Dass zielstaatsbezogene gesundheitliche Gründe der Abschiebung des Antragstellers entgegenstehen könnten, ist ebenfalls nicht ersichtlich. Die vorgetragenen und durch ärztliche Berichte aus Juni 2022 belegten Krankheiten stellen keine lebensbedrohlichen oder schwerwiegenden Erkrankungen dar, die sich durch die Abschiebung wesentlich verschlechtern würden (vgl. § 60 Abs. 7 Satz 3 AufenthG). Da nicht erforderlich ist, dass die medizinische Versorgung im Zielstaat mit der Versorgung in Deutschland gleichwertig ist (vgl. § 60 Abs. 7 Satz 4 AufenthG), liegen die Voraussetzungen für die Gewährung eines Abschiebungsverbots aus gesundheitlichen Gründen nicht vor.

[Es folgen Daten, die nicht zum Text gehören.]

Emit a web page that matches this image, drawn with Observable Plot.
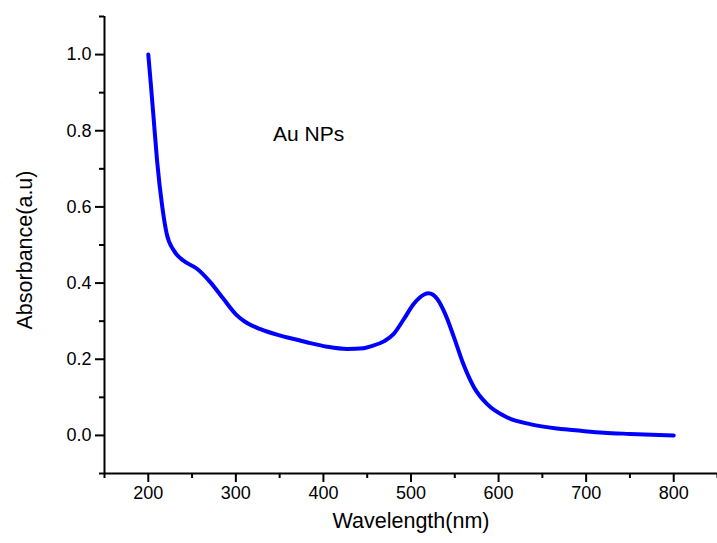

II. Der Antrag auf Bewilligung von Prozesskostenhilfe war ebenfalls abzulehnen, da der Antrag auf Gewährung einstweiligen Rechtsschutzes keine hinreichende Aussicht auf Erfolg hat (s.o.) und darüber hinaus bislang eine Erklärung über die persönlichen und wirtschaftlichen Verhältnisse nicht eingereicht wurde, so dass die Bedürftigkeit nicht glaubhaft gemacht worden ist.

Die Kostenentscheidung beruht auf §§ 154 Abs. 1 VwGO, 83 b AsylG.

Dieser Beschluss ist gemäß § 80 AsylG unanfechtbar.